The dataset is substantially smaller as all inputs are gone…

$ ls inputs/*
inputs/ds000001:

inputs/ds000002:

But as these inputs were registered in the dataset when we installed them, getting them back is very easy. Only the remaining data (our code and the results) need to be kept and require a backup for long term archival. Everything else can be re-obtained as needed, when needed.
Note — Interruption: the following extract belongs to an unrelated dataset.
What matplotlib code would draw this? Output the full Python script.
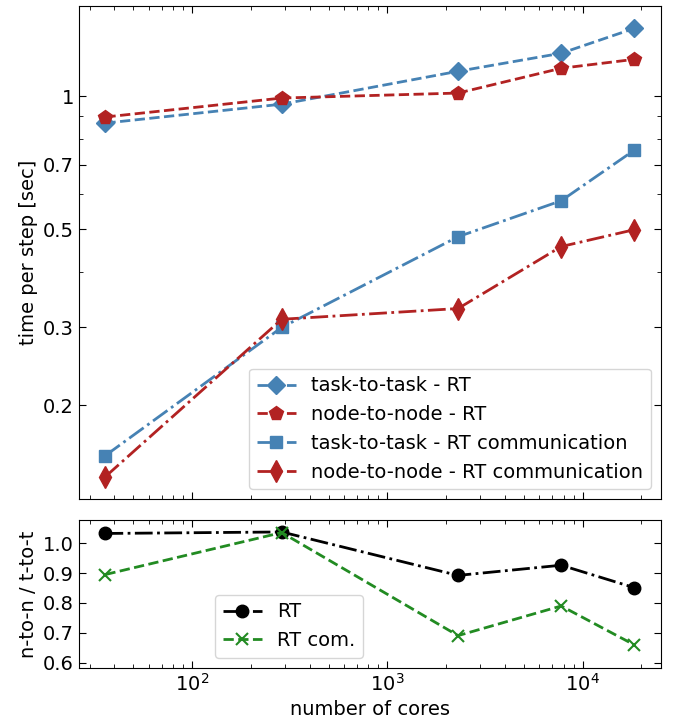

As DataLad knows everything needed about the inputs, including where to get the right version, we can re-run the analysis with a single command. Watch how DataLad re-obtains all required data, re-runs the code, and checks that none of the results changed and need saving.

$ datalad rerun
[INFO] Making sure inputs are available (this may take some time) 
[INFO] Cloning http://datasets.datalad.org/openfmri/ds000001/.git into '/home/me/usecases/repro/demo/inputs/ds000001' 
[INFO] Cloning http://datasets.datalad.org/openfmri/ds000002/.git into '/home/me/usecases/repro/demo/inputs/ds000002' 
[INFO] == Command start (output follows) ===== 
action summary:
  get (notneeded: 2)
Processing inputs/ds000001/sub-01/anat/sub-01_T1w.nii.gz
Processing inputs/ds000002/sub-01/anat/sub-01_T1w.nii.gz
[INFO] == Command exit (modification check follows) ===== 
install(ok): inputs/ds000001 (dataset) [Installed subdataset in order to get /home/me/usecases/repro/demo/inputs/ds000001]
install(ok): inputs/ds000002 (dataset) [Installed subdataset in order to get /home/me/usecases/repro/demo/inputs/ds000002]
get(ok): inputs/ds000001/sub-01/anat/sub-01_T1w.nii.gz (file) [from web...]
get(ok): inputs/ds000002/sub-01/anat/sub-01_T1w.nii.gz (file) [from web...]
unlock(ok): sub-001/anat.nii.gz (file)
unlock(ok): sub-001/anat_mask.nii.gz (file)
unlock(ok): sub-002/anat.nii.gz (file)
unlock(ok): sub-002/anat_mask.nii.gz (file)
add(ok): sub-001/anat.nii.gz (file)
add(ok): sub-001/anat_mask.nii.gz (file)
add(ok): sub-002/anat.nii.gz (file)
add(ok): sub-002/anat_mask.nii.gz (file)
action summary:
  add (ok: 4)
  get (ok: 2)
  install (ok: 2)
  save (notneeded: 3)
  unlock (notneeded: 4, ok: 4)

Reproduced!

This dataset could now be published and shared as a lightweight yet fully reproducible resource and enable anyone to replicate the exact same analysis – with a single command. Public data and reproducible execution for the win!